Siddiqi, its founding president, says that he founded SIMI to educate and enlighten the Muslim community in India. He felt there was a bias against the community in the Indian media. But nearly from the start, SIMI has been a political movement. The goal of the fundamentalist student organisation was to create a Muslim society that lived by the principles of Islam and to keep the perceived negative Western influence at bay in India.
The group has been banned three times. The first in 2001, second in 2003 and finally in 2006. In 1981, SIMI broke away from the Jamaat because of differences in the two organisations’ opinions towards Yasser Arafat’s visit to India. SIMI believed that the Palestine Liberation Organisation leader was a Western puppet and greeted him with black flags.
The group has since been blamed for inciting communal violence since 2002 and has been investigated for bombings in 2006 and 2008. In 2008, SIMI challenged its ban in court but it was upheld by higher courts. Most of the group’s leadership is behind bars or not active. This is one of the reasons why the group hasn’t made the news in a big way since the early 2000s.
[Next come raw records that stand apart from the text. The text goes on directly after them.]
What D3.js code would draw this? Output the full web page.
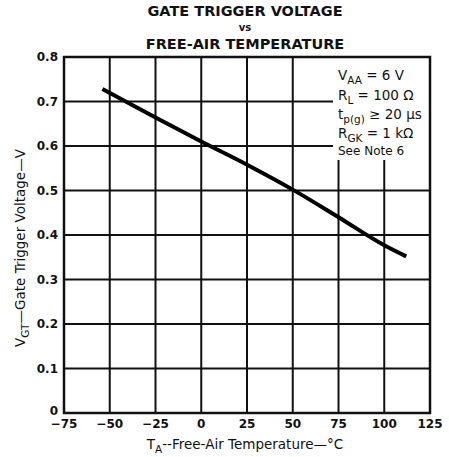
<!DOCTYPE html>
<html lang="en">
<head>
<meta charset="UTF-8">
<title>Gate Trigger Voltage vs Free-Air Temperature</title>
<script src="https://d3js.org/d3.v7.min.js"></script>
<style>
  body { margin: 0; background: #fff; }
  text { font-family: "DejaVu Sans", "Liberation Sans", Arial, sans-serif; fill: #111; }
</style>
</head>
<body>
<svg id="chart" width="449" height="457"></svg>
<script>
  // values
  const temps = [-54, -25, 0, 25, 50, 75, 100, 112];
  const vgt = [0.728, 0.664, 0.610, 0.558, 0.502, 0.440, 0.377, 0.352];

  const xTicks = [-75, -50, -25, 0, 25, 50, 75, 100, 125];
  const yTicks = [0, 0.1, 0.2, 0.3, 0.4, 0.5, 0.6, 0.7, 0.8];
  const titleLines = ["GATE TRIGGER VOLTAGE", "vs", "FREE-AIR TEMPERATURE"];

  const svg = d3.select("#chart");
  const plotL = 64, plotR = 430, plotT = 57, plotB = 413;

  const x = d3.scaleLinear().domain([-75, 125]).range([plotL, plotR]);
  const y = d3.scaleLinear().domain([0, 0.8]).range([plotB, plotT]);

  // grid
  svg.append("g")
    .selectAll("line")
    .data(xTicks.slice(1, -1))
    .join("line")
    .attr("x1", d => x(d)).attr("x2", d => x(d))
    .attr("y1", plotT).attr("y2", plotB)
    .attr("stroke", "#111").attr("stroke-width", 2);

  svg.append("g")
    .selectAll("line")
    .data(yTicks.slice(1, -1))
    .join("line")
    .attr("x1", plotL).attr("x2", plotR)
    .attr("y1", d => y(d)).attr("y2", d => y(d))
    .attr("stroke", "#111").attr("stroke-width", 2);

  // white box behind the conditions
  svg.append("rect")
    .attr("x", 333).attr("y", plotT).attr("width", plotR - 333).attr("height", 103)
    .attr("fill", "#fff");

  // frame
  svg.append("rect")
    .attr("x", plotL).attr("y", plotT)
    .attr("width", plotR - plotL).attr("height", plotB - plotT)
    .attr("fill", "none").attr("stroke", "#111").attr("stroke-width", 2.5);

  // curve
  const line = d3.line()
    .x((d, i) => x(temps[i]))
    .y(d => y(d))
    .curve(d3.curveMonotoneX);

  svg.append("path")
    .datum(vgt)
    .attr("d", line)
    .attr("fill", "none")
    .attr("stroke", "#000")
    .attr("stroke-width", 4);

  // tick labels
  svg.append("g")
    .selectAll("text")
    .data(xTicks)
    .join("text")
    .attr("x", d => x(d)).attr("y", 428)
    .attr("text-anchor", "middle")
    .attr("font-size", 12).attr("font-weight", "bold")
    .text(d => d < 0 ? "\u2212" + Math.abs(d) : d);

  svg.append("g")
    .selectAll("text")
    .data(yTicks)
    .join("text")
    .attr("x", 58).attr("y", d => d === 0 ? y(d) + 2 : y(d) + 4)
    .attr("text-anchor", "end")
    .attr("font-size", 12).attr("font-weight", "bold")
    .text(d => d === 0 ? "0" : d.toFixed(1));

  // title
  svg.append("g")
    .selectAll("text")
    .data(titleLines)
    .join("text")
    .attr("x", 245)
    .attr("y", (d, i) => [16, 31, 49][i])
    .attr("text-anchor", "middle")
    .attr("font-size", (d, i) => i === 1 ? 10 : 14.5)
    .attr("font-weight", "bold")
    .text(d => d);

  // axis titles
  const xl = svg.append("text")
    .attr("x", 245).attr("y", 449)
    .attr("text-anchor", "middle")
    .attr("font-size", 13.5);
  xl.append("tspan").text("T");
  xl.append("tspan").attr("dy", 4).attr("font-size", 10.5).text("A");
  xl.append("tspan").attr("dy", -4).text("--Free-Air Temperature\u2014\u00b0C");

  const yl = svg.append("text")
    .attr("transform", "translate(25,248) rotate(-90)")
    .attr("text-anchor", "middle")
    .attr("font-size", 13.5);
  yl.append("tspan").text("V");
  yl.append("tspan").attr("dy", 4).attr("font-size", 10.5).text("GT");
  yl.append("tspan").attr("dy", -4).text("\u2014Gate Trigger Voltage\u2014V");

  // conditions
  const notes = svg.append("g").attr("font-size", 13.5);
  const addNote = (yy, main, sub, rest) => {
    const t = notes.append("text").attr("x", 338).attr("y", yy);
    t.append("tspan").text(main);
    if (sub) t.append("tspan").attr("dy", 4).attr("font-size", 10.5).text(sub);
    t.append("tspan").attr("dy", sub ? -4 : 0).text(rest);
  };
  addNote(80, "V", "AA", " = 6 V");
  addNote(100, "R", "L", " = 100 \u03a9");
  addNote(119, "t", "p(g)", " \u2265 20 \u00b5s");
  addNote(138, "R", "GK", " = 1 k\u03a9");
  notes.append("text").attr("x", 338).attr("y", 155).attr("font-size", 12).text("See Note 6");
</script>
</body>
</html>
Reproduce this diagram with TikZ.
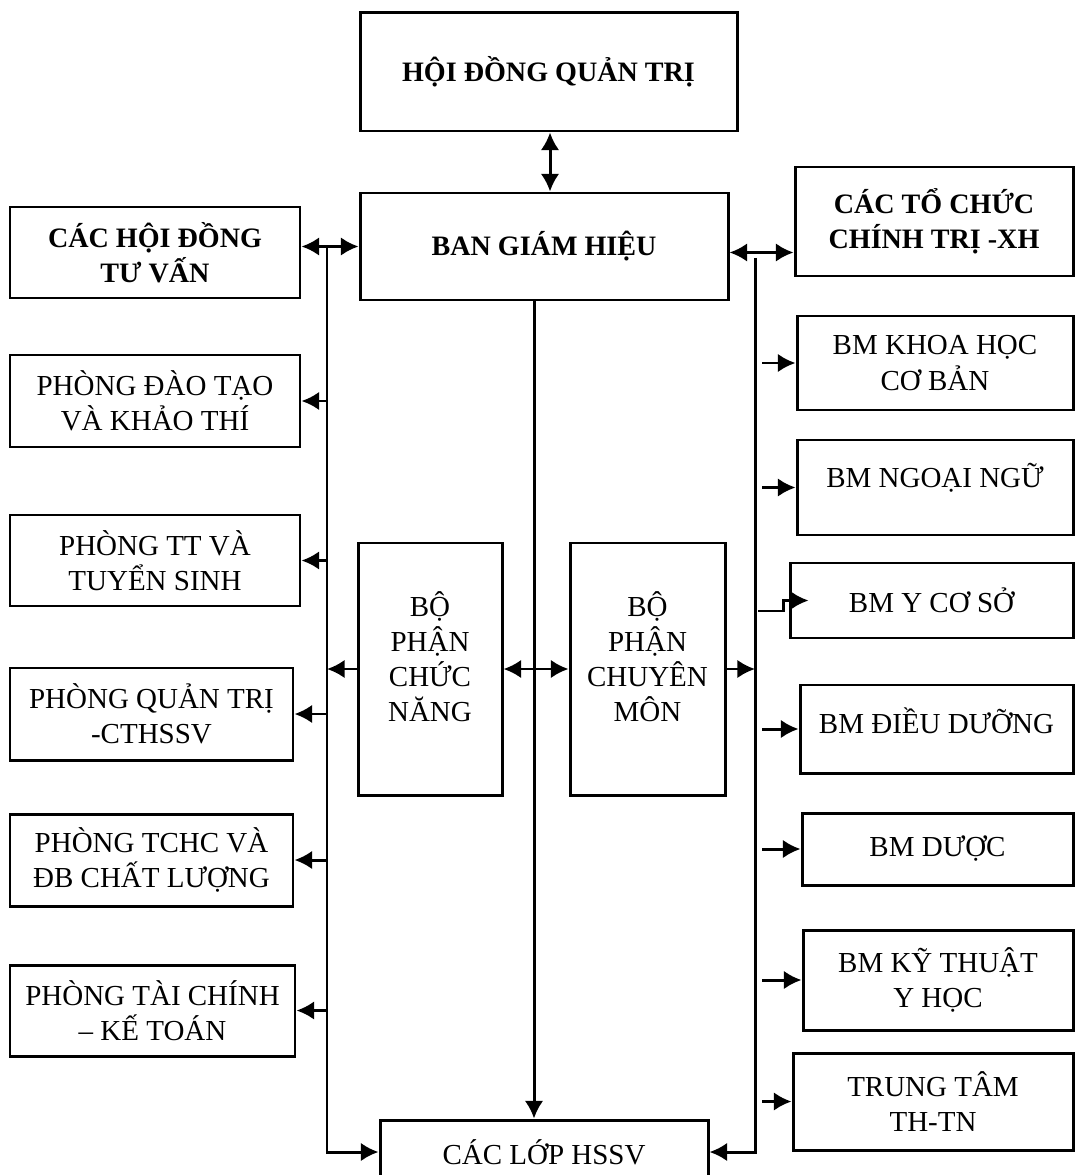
\documentclass[tikz,border=0pt]{standalone}
\usepackage{fontspec}
\setmainfont{Liberation Serif}
\usetikzlibrary{arrows.meta,calc}
\newcommand{\bx}[7]{%
  \node[box,#7,minimum width={(#4-#2)*0.02cm},minimum height={(#5-#3)*0.02cm}]
    (#1) at ({(#2+#4)/2},{(#3+#5)/2}) {#6};}
\begin{document}
\begin{tikzpicture}[x=0.02cm,y=-0.02cm,
  box/.style={draw,line width=1.7pt,align=center,inner sep=0pt,
    font=\fontsize{16.5}{20}\selectfont},
  bold/.style={font=\fontsize{16}{20}\selectfont\bfseries},
  tip/.tip={Latex[length=10pt,width=10.5pt]},
  conn/.style={line width=1.7pt,-tip},
  dconn/.style={line width=1.7pt,tip-tip}]
\useasboundingbox (0,0) rectangle (1076,1175);
\clip (0,0) rectangle (1076,1175);
\fill[white] (0,0) rectangle (1076,1175);
% boxes
\bx{hdqt}{360}{13}{737}{131}{HỘI ĐỒNG QUẢN TRỊ}{bold}
\bx{bgh}{360}{193}{728}{300}{BAN GIÁM HIỆU}{bold}
\bx{hdtv}{10}{207}{300}{298}{CÁC HỘI ĐỒNG\\TƯ VẤN}{bold}
\bx{tcct}{795}{167}{1073}{276}{CÁC TỔ CHỨC\\CHÍNH TRỊ -XH}{bold}
\bx{p1}{10}{355}{300}{447}{PHÒNG ĐÀO TẠO\\VÀ KHẢO THÍ}{}
\bx{p2}{10}{515}{300}{606}{PHÒNG TT VÀ\\TUYỂN SINH}{}
\bx{p3}{10}{668}{293}{760}{PHÒNG QUẢN TRỊ\\-CTHSSV}{}
\bx{p4}{10}{814}{293}{906}{PHÒNG TCHC VÀ\\ĐB CHẤT LƯỢNG}{}
\bx{p5}{10}{965}{295}{1056}{PHÒNG TÀI CHÍNH\\– KẾ TOÁN}{}
\bx{cn}{358}{543}{502}{795}{BỘ\\PHẬN\\CHỨC\\NĂNG\\[-6pt]~}{}
\bx{cm}{570}{543}{725}{795}{BỘ\\PHẬN\\CHUYÊN\\MÔN\\[-6pt]~}{}
\bx{b1}{797}{316}{1073}{410}{BM KHOA HỌC\\CƠ BẢN}{}
\bx{b2}{797}{440}{1073}{535}{BM NGOẠI NGỮ\\[-6pt]~}{}
\bx{b3}{790}{563}{1073}{638}{BM Y CƠ SỞ}{}
\bx{b4}{800}{685}{1073}{773}{BM ĐIỀU DƯỠNG\\[-10pt]~}{}
\bx{b5}{802}{813}{1073}{885}{BM DƯỢC}{}
\bx{b6}{803}{930}{1073}{1030}{BM KỸ THUẬT\\Y HỌC}{}
\bx{b7}{793}{1053}{1073}{1150}{TRUNG TÂM\\TH-TN}{}
\bx{lop}{380}{1120}{708}{1184}{CÁC LỚP HSSV}{}
% helper coordinates
\coordinate (L1) at (327,247);
\coordinate (R1) at (755,258);
\coordinate (cx) at (534,0);
\coordinate (hx) at (550,0);
\coordinate (j) at (783,611);
% top
\draw[dconn] (hdqt.south -| hx) -- (bgh.north -| hx);
\draw[dconn] (bgh.west) -- (bgh.west -| hdtv.east);
\draw[dconn] ([yshift=-0.12cm]bgh.east) -- ([yshift=-0.12cm]bgh.east -| tcct.west);
% left bus
\draw[conn] (L1) |- (lop.west);
\foreach \n in {p1,p2,p3,p4,p5} \draw[conn] (\n.east -| L1) -- (\n.east);
\draw[conn] (cn.west) -- (cn.west -| L1);
% centre
\draw[dconn] (cn.east) -- (cm.west);
\draw[conn] (bgh.south -| cx) -- (lop.north -| cx);
% right bus
\draw[conn] (R1) |- (lop.east);
\draw[conn] (cm.east) -- (cm.east -| R1);
\foreach \n in {b1,b2,b4,b5,b6,b7} \draw[conn] ([xshift=0.14cm]\n.west -| R1) -- (\n.west);
\draw[conn] ([xshift=0.06cm]j -| R1) -- (j) |- ([xshift=0.4cm]b3.west);
\end{tikzpicture}
\end{document}
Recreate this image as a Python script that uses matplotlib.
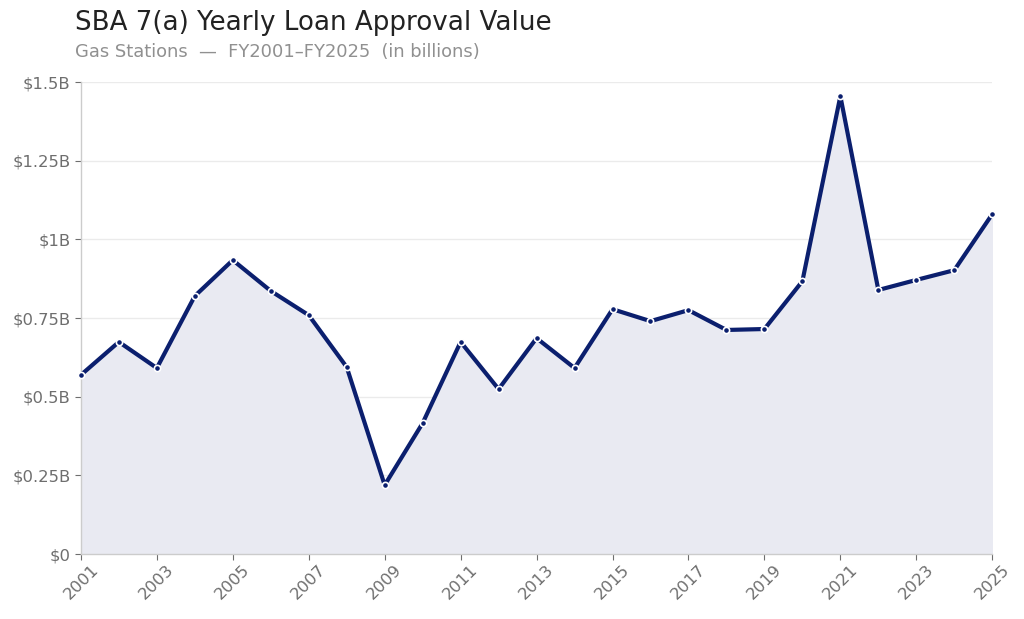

It is widely believed that the homegrown terror outfit Indian Mujahideen (IM) has direct links to SIMI. There is, however, little clarity about the degree to which the membership and operations of the groups overlap. Whether the two groups are only linked or if IM is the student group’s militant arm is unclear. IM operatives were often trained in Pakistan by the Lashkar-e-Taiba (LeT), thus establishing links between LeT and SIMI as well.
Four of the eight SIMI men who escaped – the same four about whom we have a certain amount of clarity – were suspected of funding terror activities as well.
SIMI and the IM continue to be the most prominent examples of homegrown terror in India.